Vous souhaitez inscrire dans la loi organique sur les lois de financement de la sécurité sociale le principe selon lequel toute disposition tendant à réduire les ressources de la sécurité sociale ou à en modifier l'économie générale doit être actée par la loi de financement la plus proche.
Certes, depuis que les lois de financement existent, c'est-à-dire depuis les ordonnances Juppé de 1996, de nombreuses dispositions législatives, à l'incidence mal évaluée - c'est le moins que l'on puisse dire ! - ont été prises pour modifier l'équilibre des comptes sociaux et pour substituer notamment des recettes fiscales à des cotisations sociales. Il en résulte une fiscalisation de notre protection sociale.
Cet outil a été d'autant plus utilisé que la sécurité sociale cessait d'être gérée directement par les partenaires sociaux et que son budget faisait l'objet d'un projet de loi discuté en urgence !
Parmi les mesures ayant profondément modifié le circuit de financement de la protection sociale, la réduction du temps de travail se révèle presque secondaire au regard des exonérations, souvent non compensées, concernant les contrats aidés, les emplois en zones franches urbaines et en zones rurales, la ristourne générale sur les bas salaires, le dispositif spécifique pour le secteur de l'hôtellerie et de la restauration, sans oublier, plus récemment, l'exonération de cotisations sociales sur les heures supplémentaires « inventée » dans la loi en faveur du travail, de l'emploi et du pouvoir d'achat, dite loi TEPA.
Aujourd'hui, 30 milliards d'euros de cotisations sociales ont été remplacés par des recettes fiscales dédiées. Mais 3 milliards d'euros sont perdus du fait d'exonérations de cotisations non compensées.
Enfin, certains revenus demeurent exemptés de toute contribution au financement de la protection sociale ou y sont assujettis pour des montants ridicules. Il en résulte une perte totale de 41 milliards d'euros.
Ces mesures ont contribué à la persistance des déficits de la sécurité sociale et découlent toutes de débats législatifs indépendants de la discussion des lois de financement, celles-ci ne faisant en général que valider les dispositifs adoptés par ailleurs !
Cette persistance des déficits comptables de la sécurité sociale pose clairement, plus encore que ne le fait la proposition de loi, la question de la pertinence des choix opérés depuis 1996.
Elle fait aussi la démonstration que nous devons nous interroger sérieusement sur le bien-fondé de s'en remettre à la discussion parlementaire, sur un projet de loi où les marges de manoeuvre sont pour le moins réduites, pour trancher la question du financement de la sécurité sociale et des priorités de la politique sociale de la nation.
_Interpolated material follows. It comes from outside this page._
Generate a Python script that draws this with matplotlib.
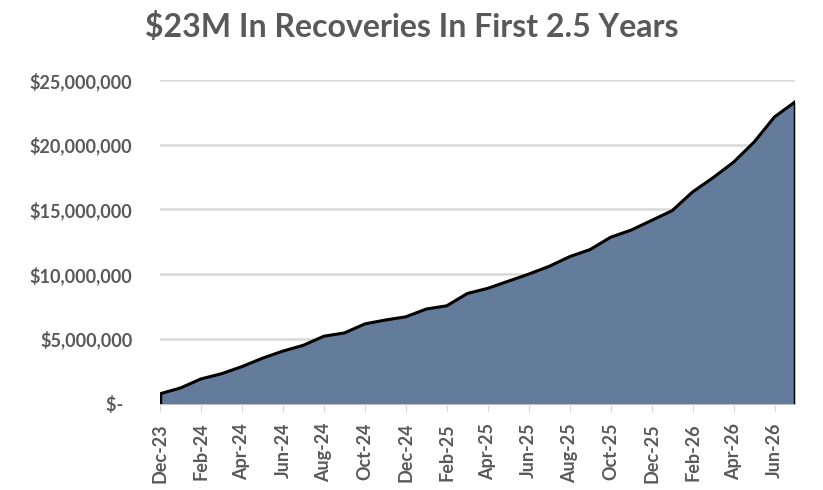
import matplotlib
matplotlib.use("Agg")
from matplotlib import pyplot as plt
from matplotlib.ticker import FuncFormatter
import numpy as np

# monthly cumulative recoveries, Dec-23 .. Jul-26
months = ['Dec-23', 'Jan-24', 'Feb-24', 'Mar-24', 'Apr-24', 'May-24', 'Jun-24',
          'Jul-24', 'Aug-24', 'Sep-24', 'Oct-24', 'Nov-24', 'Dec-24', 'Jan-25',
          'Feb-25', 'Mar-25', 'Apr-25', 'May-25', 'Jun-25', 'Jul-25', 'Aug-25',
          'Sep-25', 'Oct-25', 'Nov-25', 'Dec-25', 'Jan-26', 'Feb-26', 'Mar-26',
          'Apr-26', 'May-26', 'Jun-26', 'Jul-26']
recoveries = [0.75, 1.2, 1.9, 2.3, 2.85, 3.5, 4.05, 4.5, 5.2, 5.45, 6.15,
              6.45, 6.7, 7.3, 7.55, 8.5, 8.9, 9.45, 10.0, 10.6, 11.35,
              11.9, 12.85, 13.4, 14.15, 14.9, 16.35, 17.45, 18.65, 20.2,
              22.15, 23.3]
recoveries = [v * 1e6 for v in recoveries]

gray = '#595959'
fill = '#647C9C'

fig = plt.figure(figsize=(8.23, 4.9), dpi=100)
ax = fig.add_axes([160 / 823, 1 - 403.5 / 490, 635 / 823, 323.5 / 490])

x = np.arange(len(months))
ax.fill_between(x, 0, recoveries, color=fill, lw=0, zorder=2)
ax.plot(x, recoveries, color='black', lw=2.2, zorder=3, solid_joinstyle='round')
ax.plot([x[0], x[0]], [0, recoveries[0]], color='black', lw=2.5, zorder=3)
ax.plot([x[-1], x[-1]], [0, recoveries[-1]], color='black', lw=2.5, zorder=3)

ax.set_xlim(0, len(months) - 1)
ax.set_ylim(0, 25e6)
ax.set_yticks(np.arange(0, 25e6 + 1, 5e6))
ax.yaxis.set_major_formatter(FuncFormatter(
    lambda v, p: '$-  ' if v == 0 else f'${v:,.0f}'))
ax.set_xticks(x[::2])
ax.set_xticklabels(months[::2], rotation=90)

ax.grid(axis='y', color='#D9D9D9', lw=1.8, zorder=0)
for s in ['top', 'right', 'left']:
    ax.spines[s].set_visible(False)
ax.spines['bottom'].set_color('#BFBFBF')
ax.spines['bottom'].set_zorder(1)

ax.tick_params(axis='y', length=0, pad=20, labelsize=13, labelcolor=gray)
ax.tick_params(axis='x', length=6, color='#D9D9D9', pad=8, labelsize=13,
               labelcolor=gray)
for lab in ax.get_xticklabels() + ax.get_yticklabels():
    lab.set_fontfamily('Lato')
    lab.set_fontweight('bold')

fig.text(0.5, 1 - 27 / 490, '$23M In Recoveries In First 2.5 Years',
         ha='center', va='center', fontsize=23, color=gray,
         fontfamily='Lato', fontweight='bold')

fig.savefig('out.png', dpi=100)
Sans loi organique sur les lois de financement, pas de franchises médicales adoptées au détour d'un article de projet de loi !
Sans loi de financement, pas de campagne de déremboursement massif des médicaments, pas de tarification à l'activité, pas de mise en question de la qualité de la protection sociale des habitants et habitantes de notre pays !
Sur cette proposition de loi, que nous ne voterons pas, que dire ?
Tout d'abord, elle ne fait que poser un principe qui, dans les faits, n'a pas beaucoup de valeur normative. En effet, rien n'empêchera demain Mme Lagarde, par exemple, d'élaborer un projet de TVA sociale et de le faire valider dans le projet de loi de financement le plus proche !
En outre, cette proposition de loi ne pose pas le vrai problème : celui qui tient au fait que l'étatisation de la sécurité sociale n'a pas conduit à l'amélioration du niveau des prestations - c'est un euphémisme - ni à l'équilibre des régimes sociaux.
II est temps, et même grand temps, plutôt que de compliquer un peu plus la loi de financement en en faisant une sorte de passage obligé de toute réforme des prélèvements sociaux, de poser avec force la question de .la renaissance de la démocratie sociale.
Comment pouvons-nous accepter, douze ans après les ordonnances Juppé, que les 25 millions d'assurés sociaux du régime général soient toujours privés du droit de donner leur avis sur la gestion des organismes sociaux ?
Monsieur Vasselle, les assurés de la MSA, la mutualité sociale agricole, tiennent comme à la prunelle de leurs yeux à la faculté de donner leur point de vue sur leur régime par le biais d'élections qui ont lieu au sein de la caisse. Il y a donc deux poids deux mesures ! Je ne comprends pas que vous ne fassiez pas en sorte que les assurés du régime général puissent, eux aussi, avoir le droit de donner leur avis sur la gestion des organismes sociaux. Vous me répondrez sans doute que les organisations syndicales représentatives siègent au sein de ces organismes.